Scan the data below for the string "React". Copy every line where it appears.

→ **Supplied data**:
-=-=-=-=-

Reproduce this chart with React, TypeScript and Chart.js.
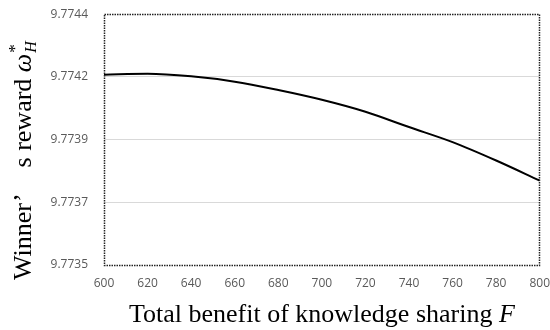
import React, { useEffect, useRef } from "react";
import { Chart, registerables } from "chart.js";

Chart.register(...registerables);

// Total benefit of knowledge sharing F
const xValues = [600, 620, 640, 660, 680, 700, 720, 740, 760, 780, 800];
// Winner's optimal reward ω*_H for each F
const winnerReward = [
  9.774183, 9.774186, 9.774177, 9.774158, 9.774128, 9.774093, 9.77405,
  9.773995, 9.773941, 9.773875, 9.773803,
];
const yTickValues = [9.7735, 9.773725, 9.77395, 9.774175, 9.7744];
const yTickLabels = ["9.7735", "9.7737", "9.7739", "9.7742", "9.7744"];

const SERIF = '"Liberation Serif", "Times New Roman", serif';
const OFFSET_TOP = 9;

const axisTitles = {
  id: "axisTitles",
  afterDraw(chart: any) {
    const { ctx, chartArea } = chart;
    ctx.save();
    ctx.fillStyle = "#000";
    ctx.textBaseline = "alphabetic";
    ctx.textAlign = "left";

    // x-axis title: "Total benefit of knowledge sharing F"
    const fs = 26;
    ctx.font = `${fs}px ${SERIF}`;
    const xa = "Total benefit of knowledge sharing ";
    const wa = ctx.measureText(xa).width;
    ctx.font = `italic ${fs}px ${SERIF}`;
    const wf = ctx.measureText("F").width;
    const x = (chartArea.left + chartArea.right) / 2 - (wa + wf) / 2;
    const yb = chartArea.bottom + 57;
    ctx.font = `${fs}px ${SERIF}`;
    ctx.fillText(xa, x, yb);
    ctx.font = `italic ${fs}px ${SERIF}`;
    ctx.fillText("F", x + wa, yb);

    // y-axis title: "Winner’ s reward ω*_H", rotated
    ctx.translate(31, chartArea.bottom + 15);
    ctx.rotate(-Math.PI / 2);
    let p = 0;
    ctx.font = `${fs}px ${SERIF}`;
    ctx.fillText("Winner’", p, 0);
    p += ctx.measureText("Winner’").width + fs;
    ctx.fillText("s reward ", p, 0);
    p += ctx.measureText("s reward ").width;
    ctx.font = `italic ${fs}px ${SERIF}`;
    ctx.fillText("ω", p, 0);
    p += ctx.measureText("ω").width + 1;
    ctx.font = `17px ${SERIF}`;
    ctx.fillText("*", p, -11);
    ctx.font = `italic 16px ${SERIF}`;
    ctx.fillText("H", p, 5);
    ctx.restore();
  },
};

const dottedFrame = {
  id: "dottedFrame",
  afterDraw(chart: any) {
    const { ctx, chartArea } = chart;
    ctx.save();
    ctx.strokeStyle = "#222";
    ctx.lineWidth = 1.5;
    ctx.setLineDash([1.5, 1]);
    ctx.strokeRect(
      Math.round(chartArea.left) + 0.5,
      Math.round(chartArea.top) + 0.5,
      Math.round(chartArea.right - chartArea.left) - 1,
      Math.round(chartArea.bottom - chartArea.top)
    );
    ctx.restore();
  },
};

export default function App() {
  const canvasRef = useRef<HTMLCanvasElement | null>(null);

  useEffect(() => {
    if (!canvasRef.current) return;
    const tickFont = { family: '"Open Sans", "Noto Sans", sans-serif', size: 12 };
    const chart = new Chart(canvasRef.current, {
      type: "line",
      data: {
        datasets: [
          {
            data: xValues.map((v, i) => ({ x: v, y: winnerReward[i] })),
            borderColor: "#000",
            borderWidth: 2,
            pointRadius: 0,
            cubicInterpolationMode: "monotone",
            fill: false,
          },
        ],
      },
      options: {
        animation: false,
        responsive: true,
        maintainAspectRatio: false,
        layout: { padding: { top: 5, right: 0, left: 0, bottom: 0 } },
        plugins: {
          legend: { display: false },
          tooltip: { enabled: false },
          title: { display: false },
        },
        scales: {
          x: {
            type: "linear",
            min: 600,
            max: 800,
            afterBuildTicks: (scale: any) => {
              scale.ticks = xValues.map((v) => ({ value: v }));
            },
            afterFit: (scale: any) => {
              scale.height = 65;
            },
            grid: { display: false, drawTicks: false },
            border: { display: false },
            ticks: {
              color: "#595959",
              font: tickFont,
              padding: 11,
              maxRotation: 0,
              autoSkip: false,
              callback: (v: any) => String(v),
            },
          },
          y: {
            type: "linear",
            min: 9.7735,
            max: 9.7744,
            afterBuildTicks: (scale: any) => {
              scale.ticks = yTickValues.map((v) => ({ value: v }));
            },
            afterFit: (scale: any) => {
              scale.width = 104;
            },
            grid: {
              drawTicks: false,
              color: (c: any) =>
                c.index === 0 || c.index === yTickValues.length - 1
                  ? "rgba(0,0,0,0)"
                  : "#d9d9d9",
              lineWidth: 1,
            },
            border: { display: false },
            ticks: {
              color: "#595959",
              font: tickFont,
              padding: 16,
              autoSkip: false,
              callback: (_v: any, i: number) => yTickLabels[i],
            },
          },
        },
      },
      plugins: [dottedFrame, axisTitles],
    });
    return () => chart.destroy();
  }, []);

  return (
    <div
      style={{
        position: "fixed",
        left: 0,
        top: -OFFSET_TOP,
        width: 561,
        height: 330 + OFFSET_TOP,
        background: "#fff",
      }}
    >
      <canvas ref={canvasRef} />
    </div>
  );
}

-=-=-=-=-

→ **Result of this task**:
Reproduce this chart with React, TypeScript and Chart.js.
import React, { useEffect, useRef } from "react";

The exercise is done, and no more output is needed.